One of the underlying influences behind the project was the work of Dr. Margaret Wheatley, an international management consultant who studies organizational behavior. In her book Leadership and the New Science (2006), Wheately wrote, “People want to be grounded in purpose. Our real work should be to return to our center, our purpose. Ask ‘how can we as an organization be together in conversations about why we do this work?' Engage in meaning making.” We set out to do just that. We wanted to develop a common vocabulary for good teaching that would apply to all subject areas.

The work of the administrators and supervisors initially focused on the mission statements each department wrote during the 2008-2009 school year. Each supervisor was asked to develop a short list of instructional priorities, given what the mission statement said should be done. Those lists were then combined, and they served as a starting point for discussion. Next, in order to get a global perspective and an understanding of what colleges and businesses are saying our graduates need, the group read The Global Achievement Gap (2009) by Tony Wagner. Wagner is the co-director of The Change Leadership Group at the Harvard Graduate School of Education, which is a knowledge-development and capacity-building organization focused on effective strategies for school and district improvement.

After that, the group studied Robert Marzano's work.
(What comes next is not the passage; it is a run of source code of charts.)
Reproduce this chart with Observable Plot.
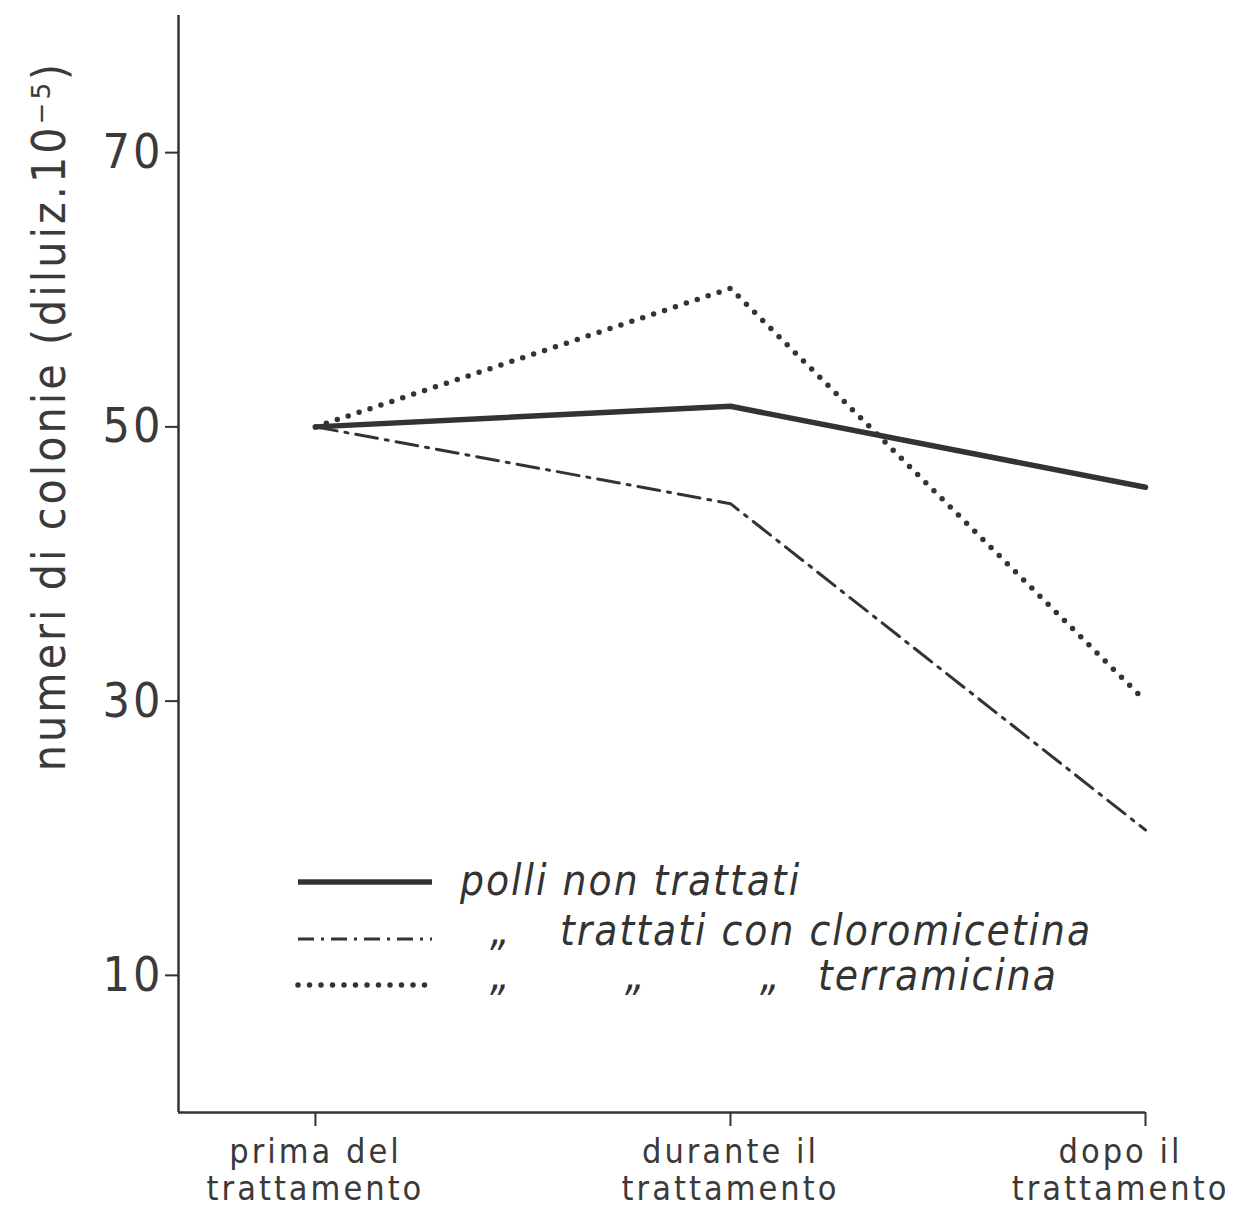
<!DOCTYPE html>
<html><head><meta charset="utf-8">
<script src="https://cdn.jsdelivr.net/npm/d3@7"></script>
<script src="https://cdn.jsdelivr.net/npm/@observablehq/plot@0.6"></script>
<style>
html,body{margin:0;padding:0;background:#fff;}
#wrap{position:relative;width:1234px;height:1209px;overflow:hidden;}
#legend{position:absolute;left:0;top:0;width:1234px;height:1209px;pointer-events:none;
  font-family:"DejaVu Sans Condensed","DejaVu Sans",sans-serif;font-stretch:condensed;font-style:italic;color:#333;font-size:42px;letter-spacing:2px;}
#legend .item{position:absolute;white-space:nowrap;line-height:1;}
#legend svg{position:absolute;}
</style></head><body><div id="wrap"></div>
<script>
// categories (x)
const phases = ["prima del\ntrattamento", "durante il\ntrattamento", "dopo il\ntrattamento"];
// series values (numeri di colonie, diluiz. 10^-5)
const nonTrattati   = [50, 51.5, 45.6];
const cloromicetina = [50, 44.4, 20.6];
const terramicina   = [50, 60.1, 30.0];
// y tick labels
const yTicks = [10, 30, 50, 70];
const yLabel = "numeri di colonie (diluiz.10⁻⁵)";
// legend texts
const legendRows = [
  ["polli non trattati"],
  ["„", "trattati con cloromicetina"],
  ["„", "„", "„", "terramicina"]
];

const ink = "#333";
const rows = (vals) => vals.map((v, i) => ({i, v}));
const idx = phases.map((_, i) => i);

const chart = Plot.plot({
  width: 1234, height: 1209,
  marginLeft: 178, marginRight: 89, marginTop: 15, marginBottom: 97,
  style: {fontFamily: "'DejaVu Sans Condensed','DejaVu Sans',sans-serif", color: ink, background: "#fff", overflow: "visible", letterSpacing: "3px"},
  x: {type: "linear", domain: [-0.33, 2]},
  y: {domain: [0, 80]},
  marks: [
    Plot.ruleX([-0.33], {stroke: ink, strokeWidth: 2.5}),
    Plot.ruleY([0], {stroke: ink, strokeWidth: 2.5}),
    Plot.axisY({ticks: yTicks, tickSize: 13, tickPadding: 2, fontSize: 48, label: null, strokeWidth: 2, fill: "#3a3a3a"}),
    Plot.axisX({ticks: idx, tickSize: 14, label: null, strokeWidth: 2, fill: "none"}),
    Plot.text(idx.filter((i) => i < 2), {x: (i) => i, text: (i) => phases[i], frameAnchor: "bottom", lineAnchor: "top", dy: 24, fontSize: 34, lineHeight: 1.1, fill: "#3a3a3a"}),
    Plot.text(idx.filter((i) => i === 2), {x: (i) => i, text: (i) => phases[i], frameAnchor: "bottom", lineAnchor: "top", dy: 24, dx: -25, fontSize: 34, lineHeight: 1.1, fill: "#3a3a3a"}),
    Plot.line(rows(nonTrattati), {x: "i", y: "v", stroke: ink, strokeWidth: 5.5, strokeLinejoin: "round"}),
    Plot.line(rows(cloromicetina), {x: "i", y: "v", stroke: ink, strokeWidth: 3, strokeDasharray: "22,8,3,8"}),
    Plot.line(rows(terramicina), {x: "i", y: "v", stroke: ink, strokeWidth: 5.5, strokeLinecap: "round", strokeDasharray: "0,11.5"}),
    Plot.text([yLabel], {frameAnchor: "left", textAnchor: "middle", dx: -128, dy: -148, rotate: -90, fontSize: 46, fill: "#3a3a3a"})
  ]
});
const wrap = document.getElementById("wrap");
wrap.appendChild(chart);

// legend overlay (inside the plot area, as in the original)
const legend = d3.select(wrap).append("div").attr("id", "legend");
const lineY = [882, 939, 985];
const baseY = [895, 945, 990];
const styles = [
  {w: 5.5, dash: null, cap: "butt"},
  {w: 3, dash: "16,7,3,7", cap: "butt"},
  {w: 5.5, dash: "0,11.5", cap: "round"}
];
const xPos = [[460], [490, 560], [490, 625, 760, 818]];
legendRows.forEach((parts, r) => {
  const s = legend.append("svg").attr("width", 140).attr("height", 20)
    .style("left", "295px").style("top", (lineY[r] - 10) + "px");
  s.append("line").attr("x1", 3).attr("x2", 137).attr("y1", 10).attr("y2", 10)
    .attr("stroke", ink).attr("stroke-width", styles[r].w)
    .attr("stroke-linecap", styles[r].cap)
    .attr("stroke-dasharray", styles[r].dash);
  parts.forEach((t, k) => {
    legend.append("div").attr("class", "item").text(t)
      .style("left", xPos[r][k] + "px").style("top", (baseY[r] - 35.5) + "px");
  });
});
</script>
</body></html>
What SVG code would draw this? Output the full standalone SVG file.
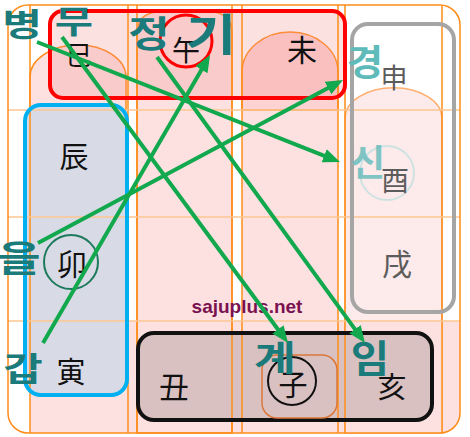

They viewed a PowerPoint about his book Classroom Instruction that Works (2001), and then everyone read his 2007 work The Art and Science of Teaching. Both of these books feature research-based strategies for increasing student achievement. The defining factor of Marzano's findings is that they are based on a meta-analysis, a study of studies, not just a single study. His work encompasses 30 years of research.

Additional reading included Schooling by Design (2007) by Grant Wiggins and Jay McTighe and Results Now: How We Can Achieve Unprecedented Improvements in Teaching and Learning (2006) by Mike Schmoker.

The draft rubric was piloted in the spring of 2010 when department supervisors used it for walkthroughs in departments other than their own. It was finalized during the summer and became operational this school year. Components or elements of the rubric include the following:

1. Instructional Priorities:

  • 21st Century Skills
  • Evidence of Student Engagement
  • High Order Questioning on Assessments and in Class
  • Transfer of Learning/ Connectivity

2. Lesson Objective

3. Classroom Management

4. Lesson Execution

The rating scale for each element is as follows:

Area of concern

  • Developing
  • Proficient
  • Distinguished
  • Not observed
 

· Procedures Used

Non-tenured teachers are observed A minimum of three times during the school year and tenured teachers are observed at least once. Post observation meetings are conducted to review the strengths of each lesson and also review any areas of concern. Department supervisors and administrators perform the evaluations. All teachers also have an end-of-year evaluation.

· Use of Results

Results of the evaluations are synthesized three times a year – November, March, and June. The distribution of the percentage of teachers scoring in each possible rating is noted for each element. This provides us with an overall picture of how the teachers are doing as a whole and informs us of possible needed professional development. The analysis is then disaggregated by department to indicate the strengths and areas of concern at the department level as well.

For the 2010-2011 school year, 135 certified staff members were evaluated. As a result of our district's former evaluation process, ninety eight percent met our criteria for outstanding and/or acceptable performance. 2% have yet to meet our expectations. Because the Northern Highlands Regional High School District has fewer than 10 principals, there is no data to report.